There could only be one king in the camp.
"The thing is, both Bunia and Selim also support their own men. And by men, understand this: there are families with around 70 members living in the homes in the camps. Many of these families are financially patronised by either Bunia or Selim, so there's support there.
"If one exists, then the other makes less than before," said Alim*, a former associate of Selim and a current resident of Nurjahan road.
On why there was resentment towards Bunia Sohel than Chua Selim, he said it was down to optics. "Heroin isn't like Yaba; it invades the streets, not just middle-class homes. It's also more money and Bunia's men are heavily armed. There's fear, but there's also disgust as heroin pollutes every community, regardless of their class status."
In time, the scrutiny has also turned on law enforcement officials.
'Why can't the drug trade be eliminated'
Shawkat Ali is the president of the Stranded Pakistanis General Rehabilitation Committee (SPGRC), the largest organisation representing the camp dwellers.
"The infiltration of drugs is an old issue. It has continued for decades. But the firearms, especially those looted from the Mohammadpur and Adabor police stations, have changed the dynamics," he said.
He mentioned that on 27 September, an SPGRC delegate even met with Chief Adviser Muhammad Yunus to bring him up to date on what was happening on the ground.
"A team of seven of us went to Jamuna and described the situation and requested a joint operation. You see, no drugs are produced in the camps. So how do they come in? Despite so many government agencies, including police, RAB, and Army — why can't this be eliminated from the camp?"
He said the ongoing drug trade was a reflection of the failure of law enforcement.
Recently, the army and police have led a raid on the camps, arresting more than a hundred individuals and seizing firearms. This, however, was the tip of the iceberg.
According to locals, drug traders are informed when a raid is about to happen. There are spotters all around, not just within the camp.
Upon exiting Bunia's drug hub, these correspondents saw eight police personnel doing a round on their motorcycles.

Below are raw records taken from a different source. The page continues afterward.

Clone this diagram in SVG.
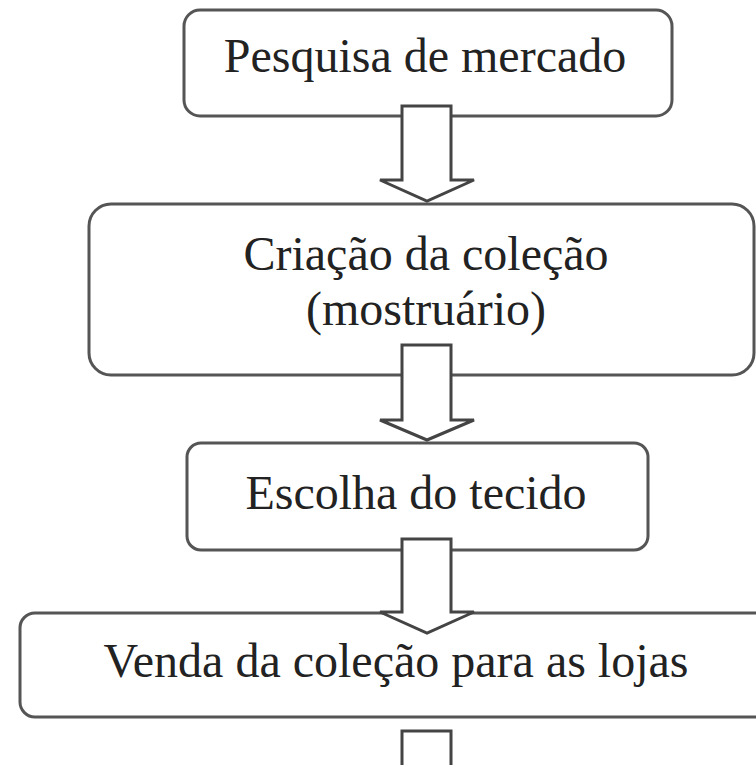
<svg xmlns="http://www.w3.org/2000/svg" width="756" height="765" viewBox="0 0 756 765">
<style>
.box{fill:#fff;stroke:#555;stroke-width:3}
.lbl{font-family:"Liberation Serif","Times New Roman",serif;font-size:48px;fill:#222;text-anchor:middle}
.arr{fill:#fff;stroke:#444;stroke-width:3;stroke-linejoin:miter}
</style>
<rect width="756" height="765" fill="#fff"/>
<g id="node-pesquisa">
<rect class="box" x="184" y="10" width="488" height="106" rx="16"/>
<text class="lbl" x="425" y="72">Pesquisa de mercado</text>
</g>
<g id="node-criacao">
<rect class="box" x="89" y="204" width="665" height="171" rx="22"/>
<text class="lbl" x="426" y="270">Criação da coleção</text>
<text class="lbl" x="426" y="325">(mostruário)</text>
</g>
<g id="node-escolha">
<rect class="box" x="187" y="443" width="461" height="107" rx="14"/>
<text class="lbl" x="416" y="509">Escolha do tecido</text>
</g>
<g id="node-venda">
<rect class="box" x="20" y="613" width="760" height="104" rx="15"/>
<text class="lbl" x="396" y="677">Venda da coleção para as lojas</text>
</g>
<g id="connectors">
<polygon class="arr" points="402,106 451,106 451,180 474,180 427,201 380,180 402,180"/>
<polygon class="arr" points="402,345 451,345 451,420 474,420 427,440 380,420 402,420"/>
<polygon class="arr" points="402,539 451,539 451,612 474,612 427,633 380,612 402,612"/>
<polygon class="arr" points="402,731 451,731 451,800 402,800"/>
</g>
</svg>
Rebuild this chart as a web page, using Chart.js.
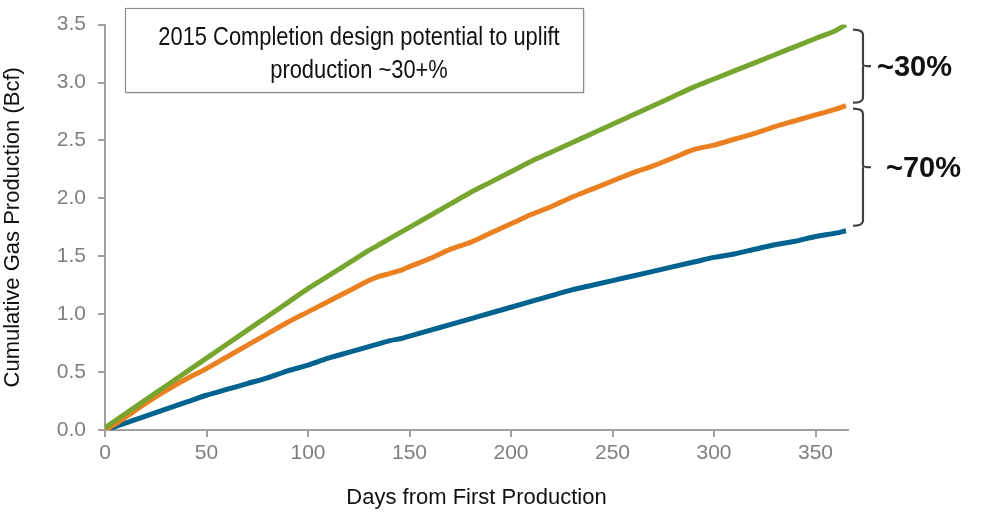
<!DOCTYPE html>
<html>
<head>
<meta charset="utf-8">
<script src="https://cdn.jsdelivr.net/npm/chart.js@4/dist/chart.umd.min.js"></script>
<style>
  html, body { margin: 0; padding: 0; background: #ffffff; }
  #wrap { width: 982px; height: 514px; }
</style>
</head>
<body>
<div id="wrap"><canvas id="c" width="982" height="514"></canvas></div>
<script>
// Days since first production
const days = [0, 5, 10, 20, 30, 40, 50, 60, 70, 80, 90, 100, 110, 120, 130, 134, 140, 146, 150,
  160, 170, 180, 190, 200, 210, 220, 230, 240, 250, 260, 270, 280, 290, 300, 310, 320, 330, 340, 350, 360, 365];

// Cumulative gas production, Bcf
const green2015 = [0.02, 0.08, 0.14, 0.26, 0.38, 0.50, 0.62, 0.74, 0.86, 0.98, 1.10, 1.22, 1.33, 1.44, 1.55, 1.59, 1.65, 1.71, 1.75,
  1.85, 1.95, 2.05, 2.14, 2.23, 2.32, 2.40, 2.48, 2.56, 2.64, 2.72, 2.80, 2.88, 2.96, 3.03, 3.10, 3.17, 3.24, 3.31, 3.38, 3.45, 3.50];
const orangeMid = [0.00, 0.05, 0.11, 0.23, 0.34, 0.44, 0.53, 0.63, 0.73, 0.83, 0.93, 1.02, 1.11, 1.20, 1.29, 1.32, 1.35, 1.38, 1.41,
  1.48, 1.56, 1.62, 1.70, 1.78, 1.86, 1.93, 2.01, 2.08, 2.15, 2.22, 2.28, 2.35, 2.42, 2.46, 2.51, 2.56, 2.62, 2.67, 2.72, 2.77, 2.80];
const blueBase = [0.00, 0.03, 0.06, 0.12, 0.18, 0.24, 0.30, 0.35, 0.40, 0.45, 0.51, 0.56, 0.62, 0.67, 0.72, 0.74, 0.77, 0.79, 0.81,
  0.86, 0.91, 0.96, 1.01, 1.06, 1.11, 1.16, 1.21, 1.25, 1.29, 1.33, 1.37, 1.41, 1.45, 1.49, 1.52, 1.56, 1.60, 1.63, 1.67, 1.70, 1.72];

const xTicks = [0, 50, 100, 150, 200, 250, 300, 350];
const yTicks = [0, 0.5, 1.0, 1.5, 2.0, 2.5, 3.0, 3.5];

const boxLines = ['2015 Completion design potential to uplift', 'production ~30+%'];
const upperGapLabel = '~30%';
const lowerGapLabel = '~70%';

const COLORS = { green: '#77A52F', orange: '#EA8020', blue: '#00628F', axis: '#A0A0A0', tick: '#7F7F7F' };
const FONT = '"Liberation Sans", Arial, sans-serif';

const toPoints = vals => vals.map((v, i) => ({ x: days[i], y: v }));

function series(label, vals, color) {
  return {
    label, data: toPoints(vals), borderColor: color, backgroundColor: color,
    borderWidth: 5, pointRadius: 0, cubicInterpolationMode: 'monotone', fill: false
  };
}

// Text box plus the two braces measuring the gaps between the series at day 365
const annotations = {
  id: 'annotations',
  afterDraw(chart) {
    const ctx = chart.ctx;
    const xs = chart.scales.x, ys = chart.scales.y;
    ctx.save();

    // callout box
    const bx = 125, by = 8, bw = 458, bh = 84;
    ctx.shadowColor = 'rgba(0,0,0,0.25)';
    ctx.shadowOffsetX = 1.5; ctx.shadowOffsetY = 1.5; ctx.shadowBlur = 1.5;
    ctx.fillStyle = '#ffffff';
    ctx.fillRect(bx, by, bw, bh);
    ctx.shadowColor = 'transparent';
    ctx.strokeStyle = '#8C8C8C';
    ctx.lineWidth = 1.2;
    ctx.strokeRect(bx + 0.5, by + 0.5, bw, bh);

    // condensed lettering inside the box
    const sx = 0.875;
    ctx.save();
    ctx.scale(sx, 1);
    ctx.fillStyle = '#111111';
    ctx.font = '25px ' + FONT;
    ctx.textAlign = 'center';
    ctx.textBaseline = 'middle';
    ctx.fillText(boxLines[0], (bx + bw / 2 + 5) / sx, 38);
    ctx.fillText(boxLines[1], (bx + bw / 2 + 5) / sx, 71);
    ctx.restore();

    // braces
    const lastIdx = days.length - 1;
    const xe = xs.getPixelForValue(days[lastIdx]);
    const yG = ys.getPixelForValue(green2015[lastIdx]);
    const yO = ys.getPixelForValue(orangeMid[lastIdx]);
    const yB = ys.getPixelForValue(blueBase[lastIdx]);
    function brace(top, bottom) {
      const x0 = xe + 7, x1 = xe + 17, nib = xe + 25, r = 5;
      const mid = (top + bottom) / 2;
      ctx.beginPath();
      ctx.moveTo(x0, top);
      ctx.quadraticCurveTo(x1, top, x1, top + r);
      ctx.lineTo(x1, mid - 2);
      ctx.quadraticCurveTo(x1, mid, nib, mid);
      ctx.moveTo(x1 + 1, mid);
      ctx.quadraticCurveTo(x1, mid, x1, mid + 2);
      ctx.lineTo(x1, bottom - r);
      ctx.quadraticCurveTo(x1, bottom, x0, bottom);
      ctx.stroke();
      return mid;
    }
    ctx.strokeStyle = '#404040';
    ctx.lineWidth = 2.2;
    const m1 = brace(yG + 5, yO - 3);
    const m2 = brace(yO + 3, yB - 5);
    ctx.fillStyle = '#111111';
    ctx.font = 'bold 29px ' + FONT;
    ctx.textAlign = 'left';
    ctx.textBaseline = 'middle';
    ctx.fillText(upperGapLabel, xe + 31, m1 + 2);
    ctx.fillText(lowerGapLabel, xe + 40, m2 + 2);
    ctx.restore();
  }
};

new Chart(document.getElementById('c'), {
  type: 'line',
  data: {
    datasets: [
      series('2015 completion design', green2015, COLORS.green),
      series('Improved completion', orangeMid, COLORS.orange),
      series('Baseline completion', blueBase, COLORS.blue)
    ]
  },
  options: {
    responsive: false,
    animation: false,
    devicePixelRatio: 1,
    layout: { padding: { top: 19, right: 134, bottom: 0, left: 0 } },
    plugins: { legend: { display: false }, tooltip: { enabled: false } },
    scales: {
      x: {
        type: 'linear', min: 0, max: 366,
        afterBuildTicks: s => { s.ticks = xTicks.map(v => ({ value: v })); },
        afterFit: s => { s.height = 84; },
        border: { display: true, color: COLORS.axis, width: 2 },
        grid: { display: true, drawOnChartArea: false, drawTicks: true, tickLength: 7, color: COLORS.axis, lineWidth: 2 },
        ticks: { color: COLORS.tick, font: { family: FONT, size: 21 }, padding: 4, maxRotation: 0, callback: v => String(v) },
        title: { display: true, text: 'Days from First Production', color: '#111111', font: { family: FONT, size: 22 }, padding: { top: 4, bottom: 3 } }
      },
      y: {
        type: 'linear', min: 0, max: 3.5,
        afterBuildTicks: s => { s.ticks = yTicks.map(v => ({ value: v })); },
        afterFit: s => { s.width = 105; },
        border: { display: true, color: COLORS.axis, width: 2 },
        grid: { display: true, drawOnChartArea: false, drawTicks: true, tickLength: 7, color: COLORS.axis, lineWidth: 2 },
        ticks: { color: COLORS.tick, font: { family: FONT, size: 21 }, padding: 12, callback: v => Number(v).toFixed(1) },
        title: { display: true, text: 'Cumulative Gas Production (Bcf)', color: '#111111', font: { family: FONT, size: 22 }, padding: { top: 0, bottom: 4 } }
      }
    }
  },
  plugins: [annotations]
});
</script>
</body>
</html>
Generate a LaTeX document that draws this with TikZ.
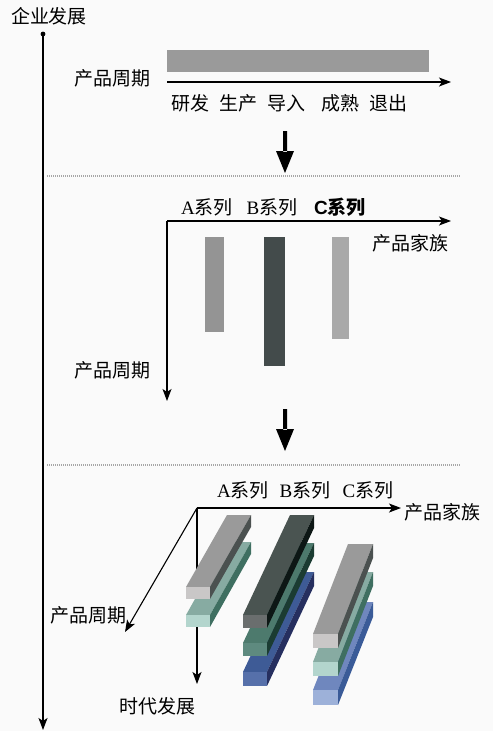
\documentclass[tikz,border=0pt]{standalone}
\usepackage{fontspec}
\setmainfont{Noto Sans CJK SC}
\newfontfamily\lat{Liberation Serif}
\newfontfamily\latsans{Liberation Sans}
\usetikzlibrary{arrows.meta}
\definecolor{grayTop}{HTML}{9A9A9A}
\definecolor{grayFront}{HTML}{C9C7C7}
\definecolor{graySide}{HTML}{4B5150}
\definecolor{darkTop}{HTML}{4A5451}
\definecolor{darkFront}{HTML}{6A6E6E}
\definecolor{darkSide}{HTML}{0D1715}
\definecolor{tealTop}{HTML}{87ABA2}
\definecolor{tealFront}{HTML}{B3D5CD}
\definecolor{tealSide}{HTML}{3F6F61}
\definecolor{tealBTop}{HTML}{4D7A6D}
\definecolor{tealBFront}{HTML}{5E8A7F}
\definecolor{tealBSide}{HTML}{1B3C32}
\definecolor{blueBTop}{HTML}{3E5B96}
\definecolor{blueBFront}{HTML}{5670AA}
\definecolor{blueBSide}{HTML}{262F5F}
\definecolor{blueCTop}{HTML}{6F87BE}
\definecolor{blueCFront}{HTML}{9DB1D9}
\definecolor{blueCSide}{HTML}{3A5B98}
\definecolor{bgcol}{HTML}{FAFAFA}
\definecolor{barA}{HTML}{949494}
\definecolor{barB}{HTML}{434B4B}
\definecolor{barC}{HTML}{A9A9A9}
\newcommand\prismbar[9]{%
  \fill[#7] (#1,#2) -- ++(#3,0) -- ++(#5,#6) -- ++(-#3,0) -- cycle;
  \fill[#9] (#1+#3,#2) -- ++(0,#4) -- ++(#5,#6) -- ++(0,-#4) -- cycle;
  \fill[#8] (#1,#2) rectangle ++(#3,#4);
}
\newcommand\bigarrow[2]{%
  \fill[black] (#1-2,#2) rectangle (#1+2,#2+21)
    (#1-9,#2+20) -- (#1+9,#2+20) -- (#1,#2+42) -- cycle;
}
\begin{document}
\begin{tikzpicture}[x=1pt,y=-1pt,
  lbl/.style={inner sep=0pt, font=\fontsize{19}{19}\selectfont},
  axis/.style={line width=1.1pt, -{Stealth[length=12pt,width=9pt,inset=3pt]}},
  sep/.style={gray!70, line width=1.2pt, dash pattern=on 1pt off 1pt}]
\fill[bgcol] (0,0) rectangle (493,731);
\useasboundingbox (0,0) rectangle (493,731);

% main axis
\node[lbl] (title) at (49,16) {企业发展};
\coordinate (m0) at (43,34);
\coordinate (m1) at (43,730);
\fill (m0) circle (2.4pt);
\draw[axis, line width=1.4pt] (m0) -- (m1);

% ---------- top section ----------
\fill[grayTop] (167,50) rectangle (429,72);
\coordinate (t0) at (167,82);
\coordinate (t1) at (451,82);
\draw[axis] (t0) -- (t1);
\node[lbl] (tpc) at (112,78) {产品周期};
\node[lbl] (s1) at (190.5,103) {研发};
\node[lbl] (s2) at (238.5,103) {生产};
\node[lbl] (s3) at (286.5,103) {导入};
\node[lbl] (s4) at (340,103) {成熟};
\node[lbl] (s5) at (388.5,103) {退出};
\bigarrow{285}{131}
\draw[sep] (47,176) -- (460,176);

% ---------- middle section ----------
\coordinate (o2) at (167,221);
\coordinate (h2) at (451,221);
\coordinate (v2) at (167,401);
\draw[axis] (o2) -- (h2);
\draw[axis] (o2) -- (v2);
\node[lbl] (ma) at (207,207) {{\lat A}系列};
\node[lbl] (mb) at (272,207) {{\lat B}系列};
\node[lbl] (mc) at (340,207) {\bfseries{\latsans C}系列};
\node[lbl] (mfam) at (410,243) {产品家族};
\node[lbl] (mpc) at (112,370) {产品周期};
\fill[barA] (205,237) rectangle (224,332);
\fill[barB] (264,237) rectangle (285,366);
\fill[barC] (332,237) rectangle (349,339);
\bigarrow{285}{409}
\draw[sep] (47,465) -- (460,465);

% ---------- bottom section ----------
\coordinate (o3) at (197,508);
\coordinate (h3) at (401,508);
\coordinate (v3) at (197,684);
\coordinate (d3) at (125,632);
\draw[axis] (o3) -- (h3);
\draw[axis] (o3) -- (v3);
\draw[axis] (o3) -- (d3);
\node[lbl] (ba) at (243,490) {{\lat A}系列};
\node[lbl] (bb) at (305,490) {{\lat B}系列};
\node[lbl] (bc) at (368,490) {{\lat C}系列};
\node[lbl] (bfam) at (442,512) {产品家族};
\node[lbl] (bt) at (157,706) {时代发展};
\node[lbl] (bpc) at (88,615) {产品周期};

% A family
\prismbar{186}{615}{24}{12}{41}{-73}{tealTop}{tealFront}{tealSide}
\prismbar{186}{587}{24}{12}{41}{-72}{grayTop}{grayFront}{graySide}
% B family
\prismbar{243}{672}{24}{14}{47}{-100}{blueBTop}{blueBFront}{blueBSide}
\prismbar{243}{643}{24}{13}{47}{-100}{tealBTop}{tealBFront}{tealBSide}
\prismbar{243}{615}{24}{13}{47}{-100}{darkTop}{darkFront}{darkSide}
% C family
\prismbar{313}{690}{25}{15}{35}{-88}{blueCTop}{blueCFront}{blueCSide}
\prismbar{313}{662}{25}{14}{35}{-90}{tealTop}{tealFront}{tealSide}
\prismbar{313}{634}{25}{14}{35}{-90}{grayTop}{grayFront}{graySide}
\end{tikzpicture}
\end{document}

Approaching a few police members stationed at the main gate, a bit more was learned. A police outpost had been set up here, on the porch of a school.
The in-charge was Hasnat Ali, who had been transferred from Rajbari to the Dhaka Metropolitan Police only a few weeks ago. To him, it is a brand new world and he has little idea about Geneva Camp.
"We have no idea about the camp. Anything can happen if you enter inside. We have been instructed to ensure that no one can enter the camp from outside. We are trying," said Hasnat Ali.
He also said the camp layout was not known to them.
"We are trying," he repeated.
In the meantime, police are aware of both Bunia Sohel and Chua Selim, alongside their reign of terror. Speaking to The Business Standard, Mohammadpur Police Station Officer-in-Charge (OC) Ali Iftekhar Hasan said there were 15-20 cases against Md Sohel alias Bunia Sohel and Md Selim alias Chua Selim. Most of these are related to drug dealing.
As law enforcement tries to contain the drug trade, the fear only grows inside the camp. On the outside, the racial abuse is also peaking.
At the moment, no solution is in hand. It seems, no concrete solution has even been sought.
*Names have been changed to protect the identities of the sources.